Copper for delivery in three months on the LME stood at $9,395 per tonne during early morning trade, up from $9,300 at the kerb close on Thursday and $9,345 at the end of Friday’s shortened trading session.
“We have seen a lot of optimism come out of the United States. It’s probably not warranted. We have year-end window dressing, not just in copper, but oil and equities. I am more interested in what happens in the first few weeks of 2011,” said Jonathan Barratt, managing director at Commodity Broking Services in Sydney.
“The data has been mixed at best. China is trying to slow, and the net effect suggests quarter one will be a time of consolidation and lower prices. Weak economies will have to withstand the onslaught of surging commodities.
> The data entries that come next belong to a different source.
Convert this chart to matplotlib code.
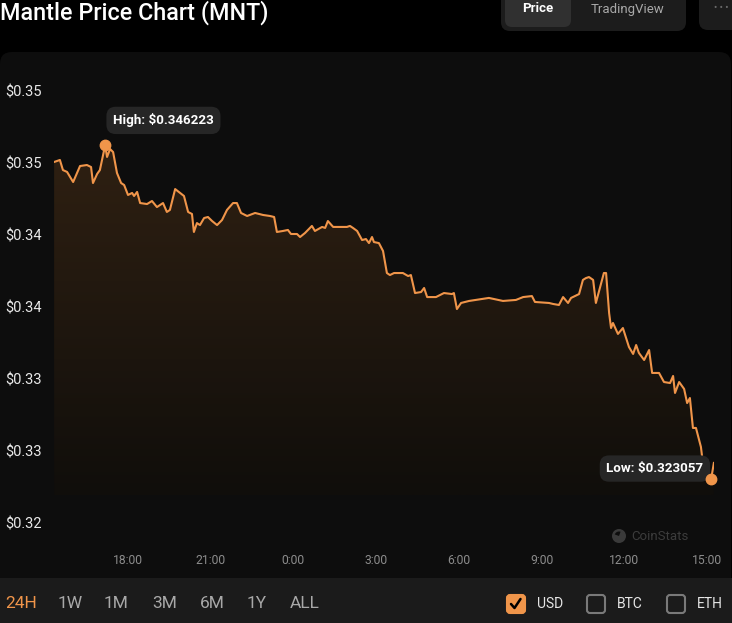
import numpy as np
import matplotlib
matplotlib.use("Agg")
import matplotlib.pyplot as plt
from matplotlib.patches import FancyBboxPatch, Rectangle, Circle, Wedge
from matplotlib.colors import LinearSegmentedColormap

plt.rcParams['font.family'] = ['Roboto', 'DejaVu Sans']

# hours since 15:00 of the previous day
times = [0.32, 0.53, 0.64, 0.79, 1.01, 1.26, 1.51, 1.66, 1.73, 1.88,
         1.98, 2.17, 2.24, 2.35, 2.46, 2.60, 2.75, 2.86, 3.00, 3.15,
         3.22, 3.33, 3.44, 3.69, 3.87, 4.05, 4.27, 4.41, 4.52, 4.71,
         4.89, 5.03, 5.18, 5.32, 5.39, 5.50, 5.61, 5.76, 5.90, 6.05,
         6.23, 6.41, 6.59, 6.81, 6.95, 7.10, 7.32, 7.61, 7.90, 8.15,
         8.30, 8.40, 8.62, 8.80, 8.91, 9.13, 9.24, 9.42, 9.67, 9.78,
         10.04, 10.15, 10.25, 10.44, 10.94, 11.05, 11.16, 11.31, 11.49, 11.63,
         11.74, 11.85, 11.92, 12.10, 12.25, 12.39, 12.50, 12.65, 12.97, 13.16,
         13.26, 13.41, 13.63, 13.74, 13.85, 14.17, 14.46, 14.75, 14.82, 14.93,
         15.08, 15.37, 16.09, 16.60, 17.07, 17.33, 17.65, 17.76, 18.27, 18.42,
         18.63, 18.78, 18.96, 19.07, 19.36, 19.50, 19.61, 19.72, 19.87, 19.97,
         20.26, 20.34, 20.45, 20.52, 20.59, 20.77, 20.95, 21.17, 21.32, 21.43,
         21.53, 21.72, 21.90, 22.01, 22.26, 22.44, 22.66, 22.77, 22.84, 22.99,
         23.17, 23.28, 23.38, 23.49, 23.60, 23.78, 23.89, 24.15, 24.25]

prices = [0.34507, 0.34521, 0.34451, 0.34438, 0.34368, 0.34479, 0.34486, 0.34472, 0.34361, 0.34424,
          0.34451, 0.346223, 0.34542, 0.34597, 0.34576, 0.34431, 0.34361, 0.34347, 0.34278, 0.34292,
          0.34271, 0.34299, 0.34222, 0.34215, 0.34236, 0.34194, 0.34222, 0.34160, 0.34174, 0.34319,
          0.34292, 0.34271, 0.34160, 0.34146, 0.34021, 0.34083, 0.34069, 0.34118, 0.34125, 0.34097,
          0.34069, 0.34104, 0.34174, 0.34222, 0.34222, 0.34153, 0.34132, 0.34153, 0.34139, 0.34132,
          0.34125, 0.34021, 0.34028, 0.34035, 0.34007, 0.34007, 0.33986, 0.34014, 0.34063, 0.34028,
          0.34056, 0.34049, 0.34097, 0.34056, 0.34056, 0.34063, 0.34049, 0.34028, 0.33965, 0.33972,
          0.33944, 0.33986, 0.33951, 0.33944, 0.33889, 0.33736, 0.33722, 0.33736, 0.33736, 0.33715,
          0.33722, 0.33597, 0.33604, 0.33632, 0.33569, 0.33569, 0.33597, 0.33590, 0.33597, 0.33486,
          0.33528, 0.33542, 0.33563, 0.33542, 0.33549, 0.33569, 0.33576, 0.33535, 0.33528, 0.33521,
          0.33514, 0.33569, 0.33528, 0.33563, 0.33590, 0.33688, 0.33701, 0.33708, 0.33688, 0.33528,
          0.33736, 0.33736, 0.33458, 0.33354, 0.33389, 0.33313, 0.33354, 0.33222, 0.33174, 0.33236,
          0.33181, 0.33132, 0.33201, 0.33042, 0.33042, 0.32979, 0.32972, 0.33021, 0.32903, 0.32979,
          0.32931, 0.32833, 0.32868, 0.32660, 0.32660, 0.32528, 0.32354, 0.323057, 0.32417]

y_ticks = [0.350, 0.345, 0.340, 0.335, 0.330, 0.325, 0.320]
y_labels = ["$0.35", "$0.35", "$0.34", "$0.34", "$0.33", "$0.33", "$0.32"]
x_ticks = [3, 6, 9, 12, 15, 18, 21, 24]
x_labels = ["18:00", "21:00", "0:00", "3:00", "6:00", "9:00", "12:00", "15:00"]
ranges = ["24H", "1W", "1M", "3M", "6M", "1Y", "ALL"]
currencies = ["USD", "BTC", "ETH"]

ORANGE = '#f0954a'
W, H = 732, 623

fig = plt.figure(figsize=(W / 100, H / 100), dpi=100, facecolor='black')

# page chrome in pixel coordinates
bg = fig.add_axes([0, 0, 1, 1])
bg.set_xlim(0, W)
bg.set_ylim(H, 0)
bg.axis('off')
bg.set_facecolor('black')

bg.add_patch(FancyBboxPatch((0, 52), 731, 560, boxstyle="round,pad=0,rounding_size=12",
                            fc='#0d0d0d', ec='none'))
bg.add_patch(Rectangle((0, 578), W, 45, fc='#1b1b1b', ec='none'))

bg.text(0, 19.5, "Mantle Price Chart (MNT)", color='white', fontsize=16.8, fontweight='medium',
        va='baseline', ha='left')

bg.add_patch(FancyBboxPatch((501, -12), 185, 43, boxstyle="round,pad=0,rounding_size=9",
                            fc='#1c1c1c', ec='none'))
bg.add_patch(FancyBboxPatch((505, -12), 66, 39, boxstyle="round,pad=0,rounding_size=7",
                            fc='#303030', ec='none'))
bg.text(538, 9, "Price", color='white', fontsize=9.5, fontweight='bold', ha='center', va='center')
bg.text(628, 9, "TradingView", color='#a8a8a8', fontsize=9.5, ha='center', va='center')
bg.add_patch(FancyBboxPatch((699, -12), 50, 42, boxstyle="round,pad=0,rounding_size=9",
                            fc='#1c1c1c', ec='none'))
bg.text(721, 8, "\u2022 \u2022 \u2022", color='#6a6a6a', fontsize=7, ha='center', va='center')

# watermark
bg.add_patch(Circle((619, 536), 7, fc='#3a3a3a', ec='none'))
bg.add_patch(Wedge((619, 536), 4.5, 200, 290, fc='#0d0d0d', ec='none'))
bg.text(631, 536, "CoinStats", color='#3c3c3c', fontsize=9.5, ha='left', va='center')

# range selector
range_x = [5, 58, 104, 152, 200, 247, 290]
for lbl, x in zip(ranges, range_x):
    bg.text(x, 603, lbl, color=ORANGE if lbl == "24H" else '#a8a8a8', fontsize=12.5,
            ha='left', va='center')

# currency checkboxes
box_x = [507, 587, 667]
for cur, x in zip(currencies, box_x):
    checked = cur == "USD"
    bg.add_patch(FancyBboxPatch((x, 595), 18, 18, boxstyle="round,pad=0,rounding_size=3",
                                fc=ORANGE if checked else 'none',
                                ec=ORANGE if checked else '#7a7a7a', lw=1.5))
    if checked:
        bg.plot([x + 4, x + 7.5, x + 13.5], [604, 608, 599], color='black', lw=1.8,
                solid_capstyle='round')
    bg.text(x + 30, 604, cur, color='#e6e6e6', fontsize=10, ha='left', va='center')

# price chart
ax = fig.add_axes([54 / W, (H - 523) / H, 660 / W, 432 / H])
ax.set_facecolor('none')
x0, x1 = 0.316, 24.254
base = 0.32194

cmap = LinearSegmentedColormap.from_list('fade', ['#100e0b', '#2f2012'])
grad = np.linspace(0, 1, 256).reshape(-1, 1)
im = ax.imshow(grad, extent=[x0, x1, base, max(prices)], origin='lower',
               aspect='auto', cmap=cmap, zorder=1)
poly = ax.fill_between(times, prices, base, color='none', lw=0)
im.set_clip_path(poly.get_paths()[0], transform=ax.transData)

ax.plot(times, prices, color=ORANGE, lw=1.5, zorder=3, solid_joinstyle='round')

i_hi = int(np.argmax(prices))
i_lo = int(np.argmin(prices))
ax.plot(times[i_hi], prices[i_hi], 'o', color=ORANGE, ms=7.5, zorder=6, clip_on=False)
ax.plot(times[i_lo], prices[i_lo], 'o', color=ORANGE, ms=7.5, zorder=6, clip_on=False)

tip = dict(boxstyle='round,pad=0.5,rounding_size=0.7', fc='#262626', ec='none')
ax.annotate(f"High: ${prices[i_hi]:.6f}", (times[i_hi], prices[i_hi]),
            xytext=(42, 18), textcoords='offset points', ha='center', va='center',
            color='white', fontsize=9.6, fontweight='bold', bbox=tip, zorder=5,
            annotation_clip=False)
ax.annotate(f"Low: ${prices[i_lo]:.6f}", (times[i_lo], prices[i_lo]),
            xytext=(-40.5, 7.5), textcoords='offset points', ha='center', va='center',
            color='white', fontsize=9.6, fontweight='bold', bbox=tip, zorder=5,
            annotation_clip=False)

ax.set_xlim(x0, x1)
ax.set_ylim(0.320, 0.350)
ax.set_yticks(y_ticks)
ax.set_yticklabels(y_labels)
ax.set_xticks(x_ticks)
ax.set_xticklabels(x_labels)
ax.tick_params(axis='y', length=0, pad=35, labelsize=10.5, labelcolor='#e8e8e8')
ax.tick_params(axis='x', length=0, pad=22, labelsize=8.7, labelcolor='#8c8c8c')
for t in ax.get_yticklabels():
    t.set_ha('left')
for s in ax.spines.values():
    s.set_visible(False)

fig.savefig('out.png', dpi=100, facecolor='black')
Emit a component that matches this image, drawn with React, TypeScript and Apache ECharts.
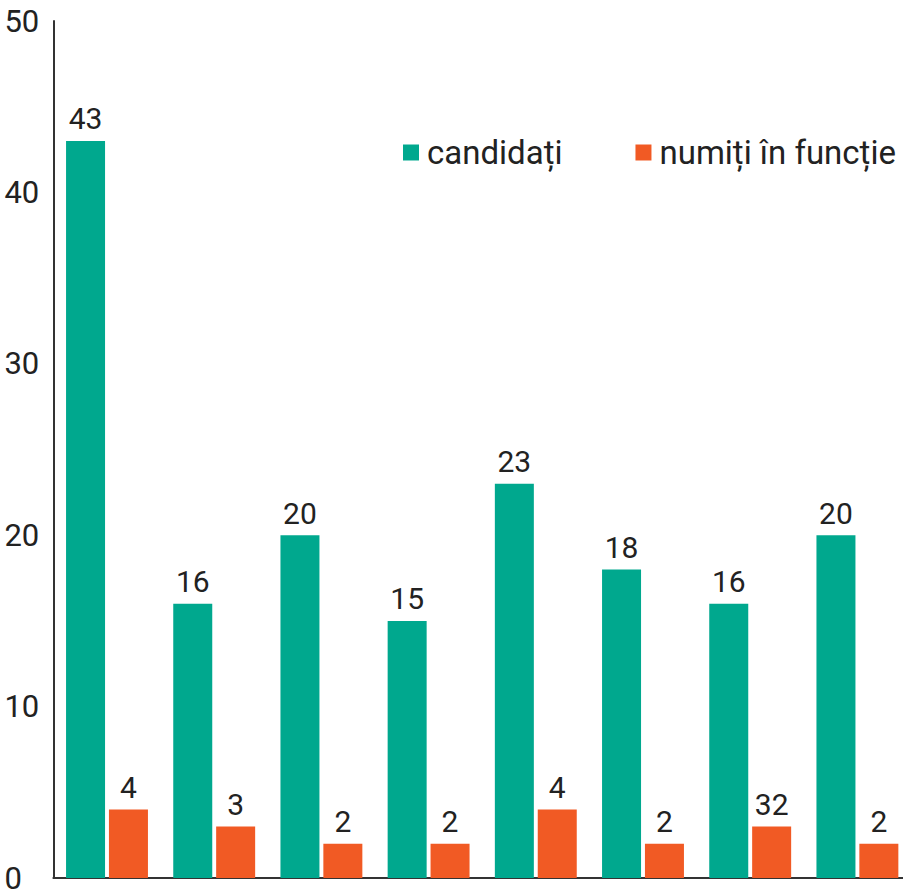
import React, { useEffect, useRef } from "react";
import * as echarts from "echarts";

const categories = ["1", "2", "3", "4", "5", "6", "7", "8"];
const candidatiValues = [43, 16, 20, 15, 23, 18, 16, 20];
const numitiValues = [4, 3, 2, 2, 4, 2, 3, 2];
const numitiLabels = ["4", "3", "2", "2", "4", "2", "32", "2"];
const yTicks = [0, 10, 20, 30, 40, 50];

const GREEN = "#00a88e";
const ORANGE = "#f15a24";
const TEXT = "#222222";

export default function App() {
  const ref = useRef<HTMLDivElement>(null);
  useEffect(() => {
    document.body.style.margin = "0";
    const chart = echarts.init(ref.current!, null, { renderer: "svg" });
    chart.setOption({
      animation: false,
      textStyle: { fontFamily: "Roboto" },
      legend: {
        left: 398,
        top: 131,
        itemWidth: 16,
        itemHeight: 16,
        itemGap: 73,
        icon: "rect",
        textStyle: { fontSize: 33, color: TEXT, fontFamily: "Roboto", padding: [0, 0, 0, 3] },
        data: ["candidați", "numiți în funcție"],
      },
      grid: {
        left: 53.4,
        right: -8,
        top: 21,
        bottom: 18,
        containLabel: false,
        outerBoundsMode: "none",
      },
      xAxis: {
        type: "category",
        data: categories,
        axisLine: { show: true, lineStyle: { color: "#333333", width: 2 } },
        axisTick: { show: false },
        axisLabel: { show: false },
      },
      yAxis: {
        type: "value",
        min: yTicks[0],
        max: yTicks[yTicks.length - 1],
        interval: 10,
        axisLine: { show: true, lineStyle: { color: "#333333", width: 2 } },
        axisTick: { show: false },
        splitLine: { show: false },
        axisLabel: {
          show: true,
          fontSize: 31,
          color: TEXT,
          fontFamily: "Roboto",
          align: "left",
          margin: 49,
          padding: [12, 0, 0, 0],
        },
      },
      series: [
        {
          name: "candidați",
          type: "bar",
          data: candidatiValues,
          itemStyle: { color: GREEN },
          barGap: "10%",
          barCategoryGap: "23.6%",
          label: { show: true, position: "top", distance: 7, fontSize: 30, color: TEXT, fontFamily: "Roboto" },
        },
        {
          name: "numiți în funcție",
          type: "bar",
          data: numitiValues,
          itemStyle: { color: ORANGE },
          label: {
            show: true,
            position: "top",
            distance: 7,
            fontSize: 30,
            color: TEXT,
            fontFamily: "Roboto",
            formatter: (p: any) => numitiLabels[p.dataIndex],
          },
        },
      ],
    });
    return () => chart.dispose();
  }, []);
  return <div ref={ref} style={{ width: 903, height: 896 }} />;
}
I think
everything will be OK, but one shouldn’t discount bumps in the road.”
Underpinning copper’s strength in the near term is the closure of Chile’s Patache port terminal – which has blocked exports by No. 3 copper miner Collahuasi – and a supply deficit expected in 2011.
International metals prices saw some support after the People’s Bank of China fixed the yuan’s mid-point versus the dollar on Wednesday at 6.6247, slightly stronger than Tuesday’s 6.6252 and close to a record high.
In other metals, LME zinc rose 2.3% from Thursday’s kerb close to $2,351, while aluminium gained 1% at $2,457. Towards the end of Friday’s abbreviated session, the two metals traded at $2,308 and $2,410 respectively.
Traders said there was some concerns that the tailing off of China’s measure to stimulate its economy set in motion during the 2008 to 2009 financial crisis, and an attempt to curb inflation – most recently, the Christmas Day interest rate
rise – would depress demand.
But investors in China’s automakers at least were unfazed by the end of tax incentives for small cars on January 1.